Overeenkomstig artikel 63 van de btw-richtlijn vindt het belastbare feit plaats en wordt de btw verschuldigd op het tijdstip waarop de goederenleveringen of de diensten worden verricht. Indien overeenkomstig artikel 65 van de btw-richtlijn vooruitbetalingen worden gedaan of indien lidstaten gebruik hebben gemaakt van de optie in artikel 66 van de btw-richtlijn, kan de btw evenwel verschuldigd worden vóór of kort na de prestatie.

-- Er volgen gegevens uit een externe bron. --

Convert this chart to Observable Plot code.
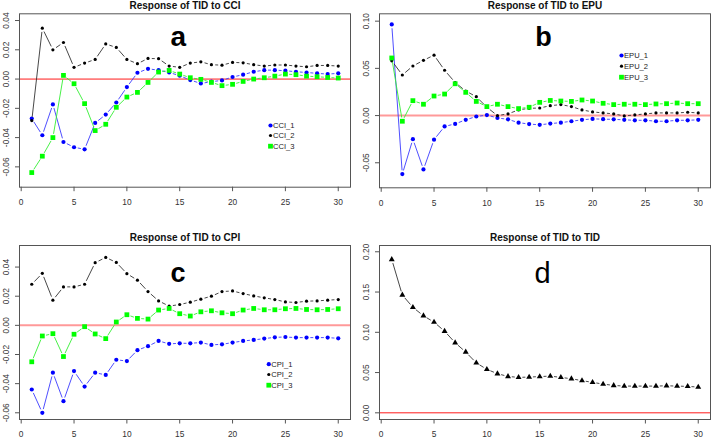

Voor telecommunicatie-, omroep- of elektronische diensten die worden verleend rond 1 januari 2015, dat wil zeggen het tijdstip waarop de nieuwe plaats-van-dienst-regels van toepassing worden, zouden aan de dienst verbonden voorwaarden of verschillen in toepassing tussen lidstaten kunnen leiden tot dubbele heffing of niet-heffing. Om dit te voorkomen, is in artikel 2 van het voorstel verduidelijkt dat, ongeacht wanneer de btw verschuldigd wordt, het tijdstip dat doorslaggevend is om de plaats van een dienst te bepalen, het tijdstip is waarop de diensten worden verleend of, in het geval van doorlopende diensten die aanleiding geven tot opeenvolgende afrekeningen of betalingen, het tijdstip waarop iedere dienst is voltooid. Dat is het tijdstip waarop het belastbare feit plaatsvindt in een lidstaat. Deze maatregelen moeten zorgen voor een vlotte overgang naar de regels die van toepassing zijn vanaf 1 januari 2015.